Ma per Tiziana Beghin, capodelegazione al Parlamento europeo del Movimento Cinque Stelle, i modelli di «vuoto a rendere» e riciclo possono e devono coesistere. «Su questo tema il muro contro muro con Bruxelles non porta da nessuna parte», dice a Linkiesta l’eurodeputata, che plaude all’iniziativa nata per contrastare l’aumento dei rifiuti da imballaggio, ma rimarca il lavoro da fare in Parlamento perché il testo «non penalizzi nessuno».

«La gerarchia dei rifiuti prevede che prima del riciclo si debba fare di tutto per riutilizzare i materiali e i prodotti esistenti», dice Beghin, che difende il rispetto dei principi dell’economia circolare e anche la scelta della Commissione di stringere le maglie. «Lo strumento del regolamento serve a obbligare tutti gli Stati membri a recepire determinati obiettivi vincolanti. Davanti all’emergenza climatica dobbiamo impegnarci tutti, senza scorciatoie o deroghe che si possano nascondere nelle pieghe del recepimento delle direttive». 
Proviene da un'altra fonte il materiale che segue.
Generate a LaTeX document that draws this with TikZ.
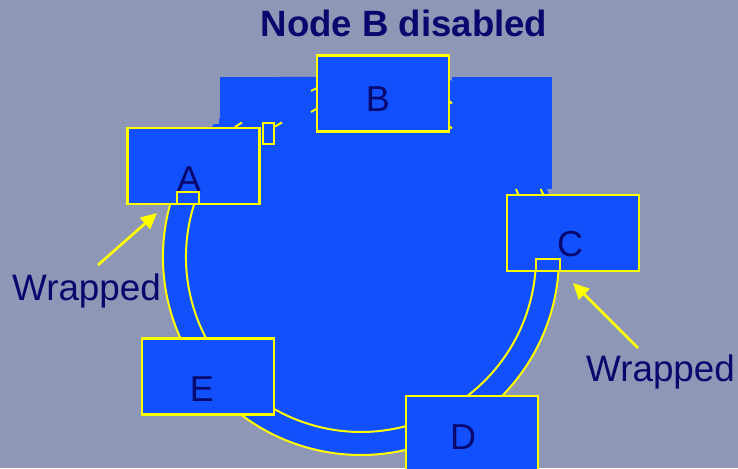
\documentclass[tikz,border=0pt]{standalone}
\usepackage{fontspec}
\setmainfont{Liberation Sans}
\usetikzlibrary{arrows.meta}
\definecolor{bgc}{RGB}{142,151,181}
\definecolor{ringblue}{RGB}{17,80,250}
\definecolor{navy}{RGB}{8,8,110}
\definecolor{yel}{RGB}{255,255,0}
\tikzset{
  nodebox/.style={draw=yel, line width=2.4pt, fill=ringblue, inner sep=0pt, minimum width=132pt, minimum height=76pt},
  wrapbox/.style={draw=yel, line width=2pt, fill=ringblue, inner sep=0pt},
  ringline/.style={draw=yel, line width=2pt},
  stub/.style={draw=yel, line width=2pt},
  lab/.style={text=navy, font=\fontsize{36}{40}\selectfont, inner sep=0pt, anchor=base},
  wraplab/.style={text=navy, font=\fontsize{36.8}{40}\selectfont, inner sep=0pt, anchor=base west},
  warrow/.style={draw=yel, line width=2.6pt, -{Triangle[length=16pt,width=15pt]}},
  cover/.style={fill=ringblue}
}
\begin{document}
\begin{tikzpicture}[x=1pt,y=-1pt]
\useasboundingbox (0,0) rectangle (738,468);
\fill[bgc] (0,0) rectangle (738,468);
% ring disk
\coordinate (ctr) at (361,257);
\begin{scope}
  \clip (219,77) rectangle (738,468) (0,124) rectangle (219,468);
  \fill[ringblue] (ctr) circle[radius=198];
\end{scope}
% covering rectangles around disabled node B
\fill[cover] (220,77) rectangle (311,122);
\fill[cover] (452,77) rectangle (552,189);
% wrapped ring (outer and inner)
\draw[ringline] (ctr) ++(197:198) arc[start angle=197, end angle=2.6, radius=198];
\draw[ringline] (ctr) ++(199.7:175) arc[start angle=199.7, end angle=2.6, radius=175];
% stubs of the broken ring near B
\draw[stub] (311,91) -- (317,88);
\draw[stub] (311,112) -- (317,108.5);
\draw[stub] (449,101) -- (452,103.5);
\draw[stub] (449,126) -- (452,128.5);
\draw[stub] (235,127) -- (242,122.5);
\draw[stub] (275,126.5) -- (282,122.5);
\draw[stub] (516,189) -- (518.5,195);
\draw[stub] (540.5,189) -- (543.5,195);
% node boxes
\node[nodebox] (A) at (193.5,166) {};
\node[nodebox] (B) at (383,93.5) {};
\node[nodebox] (C) at (573,233) {};
\node[nodebox] (E) at (208,376.5) {};
\node[nodebox] (D) at (472,434) {};
% small wrap boxes
\node[wrapbox, minimum width=11pt, minimum height=21pt] (wAB) at (268.5,133.5) {};
\node[wrapbox, minimum width=22pt, minimum height=12pt] (wA) at (188,198) {};
\node[wrapbox, minimum width=24pt, minimum height=12pt] (wC) at (548,265) {};
% labels
\node[lab] (lA) at (189,191) {A};
\node[lab] (lB) at (378,112) {B};
\node[lab] (lC) at (570,256) {C};
\node[lab] (lD) at (463,449) {D};
\node[lab] (lE) at (202,401) {E};
% title
\node[text=navy, font=\fontsize{36.6}{40}\selectfont\bfseries, inner sep=0pt, anchor=base] (title) at (404,37) {Node B disabled};
% wrapped annotations
\node[wraplab] (w1) at (12,300) {Wrapped};
\node[wraplab] (w2) at (586,381) {Wrapped};
\coordinate (w1t) at (98,265);
\coordinate (w1h) at (157,213);
\coordinate (w2t) at (638,348);
\coordinate (w2h) at (573,283);
\draw[warrow] (w1t) -- (w1h);
\draw[warrow] (w2t) -- (w2h);
\end{tikzpicture}
\end{document}
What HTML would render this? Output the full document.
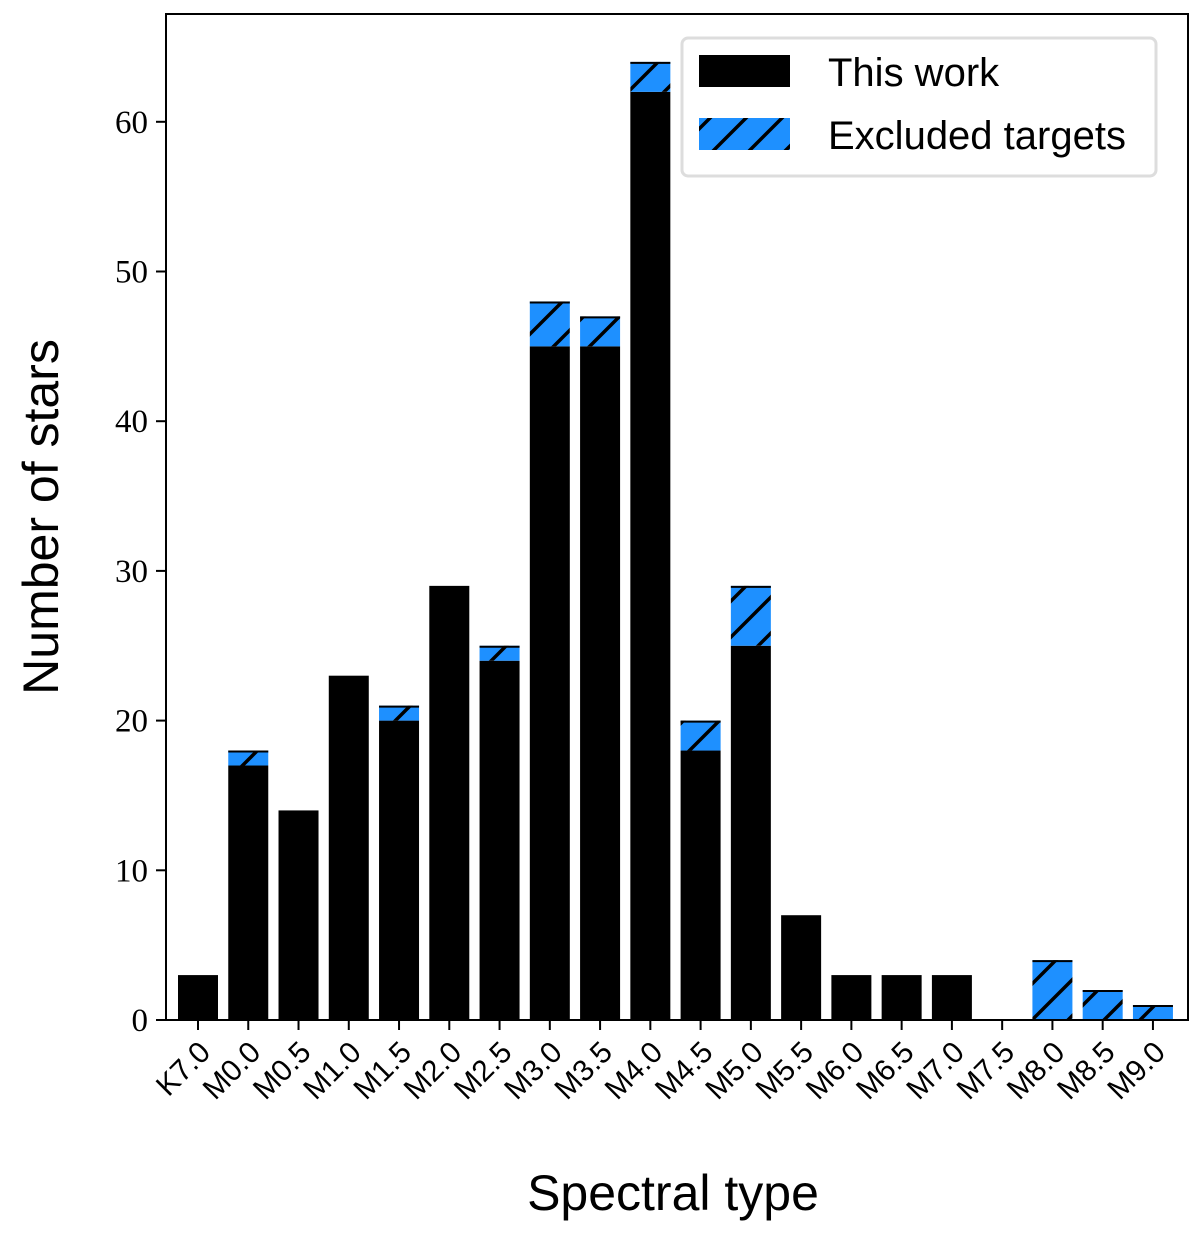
<!DOCTYPE html>
<html><head><meta charset="utf-8"><style>body{margin:0;background:#fff}svg{display:block}</style></head>
<body>
<svg id="chart" width="1200" height="1243" xmlns="http://www.w3.org/2000/svg">
<defs>
<pattern id="hatch" patternUnits="userSpaceOnUse" width="36" height="36">
<rect width="36" height="36" fill="#1e90ff"/>
<path d="M-9,9 L9,-9 M0,36 L36,0 M27,45 L45,27" stroke="#000" stroke-width="3.5"/>
</pattern>
</defs>
<g id="plot"></g>
</svg>
<script>
const categories=["K7.0","M0.0","M0.5","M1.0","M1.5","M2.0","M2.5","M3.0","M3.5","M4.0","M4.5","M5.0","M5.5","M6.0","M6.5","M7.0","M7.5","M8.0","M8.5","M9.0"];
const thisWork=[3,17,14,23,20,29,24,45,45,62,18,25,7,3,3,3,0,0,0,0];
const excluded=[0,1,0,0,1,0,1,3,2,2,2,4,0,0,0,0,0,4,2,1];
const yTicks=[0,10,20,30,40,50,60];
const svg=document.getElementById('chart');
const g=document.getElementById('plot');
const NS='http://www.w3.org/2000/svg';
const L=166,R=1188,T=14,B=1020;
const x0=198,dx=50.26;
function xs(i){return x0+i*dx;}
function ys(v){return B-v*14.97;}
function mk(tag,attrs,parent){const e=document.createElementNS(NS,tag);for(const k in attrs)e.setAttribute(k,attrs[k]);(parent||g).appendChild(e);return e;}
const bw=40;
categories.forEach((c,i)=>{
  if(thisWork[i]>0){
    const r=mk('rect',{x:xs(i)-bw/2,y:ys(thisWork[i]),width:bw,height:ys(0)-ys(thisWork[i]),fill:'#000'});
    
    
  }
  if(excluded[i]>0){
    const top=thisWork[i]+excluded[i];
    const r=mk('rect',{x:xs(i)-bw/2,y:ys(top),width:bw,height:ys(thisWork[i])-ys(top),fill:'url(#hatch)'});
    
    
    const t=mk('line',{x1:xs(i)-bw/2,x2:xs(i)+bw/2,y1:ys(top)+1,y2:ys(top)+1,stroke:'#000','stroke-width':2});
    
    
  }
  const tk=mk('line',{x1:xs(i),x2:xs(i),y1:B,y2:B+10,stroke:'#000','stroke-width':2});
  
  
  const lx=xs(i)+14,ly=B+34;
  const tl=mk('text',{x:lx,y:ly,'text-anchor':'end','font-family':'Liberation Sans, sans-serif','font-size':30,transform:`rotate(-45 ${lx} ${ly})`});
  tl.textContent=c;
  
  
});
yTicks.forEach(v=>{
  const tk=mk('line',{x1:L-10,x2:L,y1:ys(v),y2:ys(v),stroke:'#000','stroke-width':2});
  
  
  const tl=mk('text',{x:L-18,y:ys(v)+11,'text-anchor':'end','font-family':'Liberation Serif, serif','font-size':33});
  tl.textContent=v;
  
  
});
const frame=mk('rect',{x:L,y:T,width:R-L,height:B-T,fill:'none',stroke:'#000','stroke-width':2});


const xt=mk('text',{x:673,y:1210,'text-anchor':'middle','font-family':'Liberation Sans, sans-serif','font-size':50});
xt.textContent='Spectral type';


const yt=mk('text',{x:58,y:517,'text-anchor':'middle','font-family':'Liberation Sans, sans-serif','font-size':50,transform:'rotate(-90 58 517)'});
yt.textContent='Number of stars';


const lg=mk('g',{});


mk('rect',{x:682,y:38,width:474,height:138,rx:6,fill:'#fff',stroke:'#ddd','stroke-width':3},lg);
mk('rect',{x:699,y:55,width:91,height:32,fill:'#000'},lg);
mk('rect',{x:699,y:118,width:91,height:32,fill:'url(#hatch)'},lg);
const l1=mk('text',{x:828,y:86,'font-family':'Liberation Sans, sans-serif','font-size':40},lg);
l1.textContent='This work';


const l2=mk('text',{x:828,y:149,'font-family':'Liberation Sans, sans-serif','font-size':40},lg);
l2.textContent='Excluded targets';


</script>
</body></html>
Proprio una deroga, un’eccezione o un rinvio della normativa sarà l’obiettivo del governo italiano. «L’Italia non può accettare il regolamento e dirà di no», ha subito sentenziato il ministro dell’Ambiente e della Sicurezza energetica, Gilberto Pichetto Fratin. Secondo l’ex viceministro dello Sviluppo economico, «l’Italia è stata la prima Nazione a mettere fuori legge gli shopper di plastica. L’Europa allora ci criticò, poi ha fatto come noi. Oggi sull’economia circolare possiamo dirci i primi della classe. Per questo diremo no a un regolamento sugli imballaggi, che non condividiamo. Siamo pronti a discutere sulle modalità». 

«Condividiamo totalmente questa posizione del governo italiano. ⁦Timmermans (vice presidente della Commissione europea, ndr)⁩ sta accelerando su normative assurde e totalmente controproducenti per l’ambiente. Sembra avere a cuore la distruzione dell’industria europea piuttosto che la transizione ecologica», ha twittato Carlo Calenda, leader di Azione.